**Given data:**
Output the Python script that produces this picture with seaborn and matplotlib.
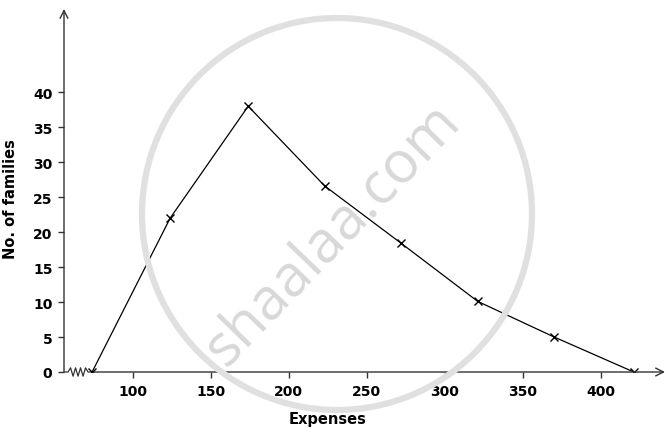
import matplotlib
matplotlib.use("Agg")
import matplotlib.pyplot as plt
import seaborn as sns
import pandas as pd
from matplotlib.patches import Ellipse

expenses = [74, 124, 174, 223, 272, 321, 370, 421]
families = [0, 22, 38, 26.6, 18.4, 10.1, 5, 0]
x_ticks = [100, 150, 200, 250, 300, 350, 400]
y_ticks = [0, 5, 10, 15, 20, 25, 30, 35, 40]

df = pd.DataFrame({"Expenses": expenses, "Families": families})

sns.set_style("white")
plt.rcParams["font.family"] = ["DejaVu Sans"]
plt.rcParams["text.color"] = "black"
plt.rcParams["axes.labelcolor"] = "black"
plt.rcParams["xtick.color"] = "black"
plt.rcParams["ytick.color"] = "black"

fig = plt.figure(figsize=(6.71, 4.39), dpi=100)
ax = fig.add_axes([64 / 671, 66 / 439, 601 / 671, 363 / 439])
ax.set_xlim(56, 441)
ax.set_ylim(0, 51.9)

# watermark
fig.patches.append(Ellipse((337 / 671, 1 - 215 / 439), 390 / 671, 392 / 439,
                           transform=fig.transFigure, fill=False,
                           edgecolor="#e0e0e0", linewidth=4.5, zorder=0))
fig.text(333 / 671, 1 - 236 / 439, "shaalaa.com", fontsize=42, color="#d8d8d8",
         rotation=46, ha="center", va="center", zorder=0,
         family=["Open Sans", "DejaVu Sans"])

sns.lineplot(data=df, x="Expenses", y="Families", ax=ax, color="black",
             linewidth=0.9, marker="x", markersize=6, markeredgewidth=1.0,
             markeredgecolor="black", zorder=3)

for s in ax.spines.values():
    s.set_visible(False)
ax.patch.set_alpha(0)

axis_col = "#333333"
ax.annotate("", xy=(0, 1.0), xytext=(0, 0), xycoords="axes fraction",
            arrowprops=dict(arrowstyle="->", color=axis_col, lw=1.0,
                            mutation_scale=14, shrinkA=0, shrinkB=0))
ax.annotate("", xy=(1.0, 0), xytext=(0.05, 0), xycoords="axes fraction",
            arrowprops=dict(arrowstyle="->", color=axis_col, lw=1.0,
                            mutation_scale=14, shrinkA=0, shrinkB=0))
# axis break zigzag
zx = [56, 58.6, 60.2, 61.8, 63.4, 65.0, 66.6, 68.2, 69.8, 71.4, 75.3]
zy = [0, 0, 0.6, -0.6, 0.6, -0.6, 0.6, -0.6, 0.6, 0, 0]
ax.plot(zx, zy, color=axis_col, lw=0.9, clip_on=False, zorder=2)

ax.set_xticks(x_ticks)
ax.set_yticks(y_ticks)
ax.tick_params(axis="both", which="major", direction="out", length=4.3,
               width=1, color=axis_col, labelcolor="black", labelsize=10,
               pad=4, bottom=True, left=True)
for lab in ax.get_xticklabels() + ax.get_yticklabels():
    lab.set_fontweight("bold")

ax.set_xlabel("Expenses", fontsize=10.5, fontweight="bold")
ax.set_ylabel("No. of families", fontsize=10.5, fontweight="bold")
ax.yaxis.set_label_coords(-0.077, 0.479)
ax.xaxis.set_label_coords(0.439, -0.108)

fig.savefig("out.png", dpi=100)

**Task directions:**
Leaving out the pictures, repeat the data above exactly.

**Solution below:**
Output the Python script that produces this picture with seaborn and matplotlib.
import matplotlib
matplotlib.use("Agg")
import matplotlib.pyplot as plt
import seaborn as sns
import pandas as pd
from matplotlib.patches import Ellipse

expenses = [74, 124, 174, 223, 272, 321, 370, 421]
families = [0, 22, 38, 26.6, 18.4, 10.1, 5, 0]
x_ticks = [100, 150, 200, 250, 300, 350, 400]
y_ticks = [0, 5, 10, 15, 20, 25, 30, 35, 40]

df = pd.DataFrame({"Expenses": expenses, "Families": families})

sns.set_style("white")
plt.rcParams["font.family"] = ["DejaVu Sans"]
plt.rcParams["text.color"] = "black"
plt.rcParams["axes.labelcolor"] = "black"
plt.rcParams["xtick.color"] = "black"
plt.rcParams["ytick.color"] = "black"

fig = plt.figure(figsize=(6.71, 4.39), dpi=100)
ax = fig.add_axes([64 / 671, 66 / 439, 601 / 671, 363 / 439])
ax.set_xlim(56, 441)
ax.set_ylim(0, 51.9)

# watermark
fig.patches.append(Ellipse((337 / 671, 1 - 215 / 439), 390 / 671, 392 / 439,
                           transform=fig.transFigure, fill=False,
                           edgecolor="#e0e0e0", linewidth=4.5, zorder=0))
fig.text(333 / 671, 1 - 236 / 439, "shaalaa.com", fontsize=42, color="#d8d8d8",
         rotation=46, ha="center", va="center", zorder=0,
         family=["Open Sans", "DejaVu Sans"])

sns.lineplot(data=df, x="Expenses", y="Families", ax=ax, color="black",
             linewidth=0.9, marker="x", markersize=6, markeredgewidth=1.0,
             markeredgecolor="black", zorder=3)

for s in ax.spines.values():
    s.set_visible(False)
ax.patch.set_alpha(0)

axis_col = "#333333"
ax.annotate("", xy=(0, 1.0), xytext=(0, 0), xycoords="axes fraction",
            arrowprops=dict(arrowstyle="->", color=axis_col, lw=1.0,
                            mutation_scale=14, shrinkA=0, shrinkB=0))
ax.annotate("", xy=(1.0, 0), xytext=(0.05, 0), xycoords="axes fraction",
            arrowprops=dict(arrowstyle="->", color=axis_col, lw=1.0,
                            mutation_scale=14, shrinkA=0, shrinkB=0))
# axis break zigzag
zx = [56, 58.6, 60.2, 61.8, 63.4, 65.0, 66.6, 68.2, 69.8, 71.4, 75.3]
zy = [0, 0, 0.6, -0.6, 0.6, -0.6, 0.6, -0.6, 0.6, 0, 0]
ax.plot(zx, zy, color=axis_col, lw=0.9, clip_on=False, zorder=2)

ax.set_xticks(x_ticks)
ax.set_yticks(y_ticks)
ax.tick_params(axis="both", which="major", direction="out", length=4.3,
               width=1, color=axis_col, labelcolor="black", labelsize=10,
               pad=4, bottom=True, left=True)
for lab in ax.get_xticklabels() + ax.get_yticklabels():
    lab.set_fontweight("bold")

ax.set_xlabel("Expenses", fontsize=10.5, fontweight="bold")
ax.set_ylabel("No. of families", fontsize=10.5, fontweight="bold")
ax.yaxis.set_label_coords(-0.077, 0.479)
ax.xaxis.set_label_coords(0.439, -0.108)

fig.savefig("out.png", dpi=100)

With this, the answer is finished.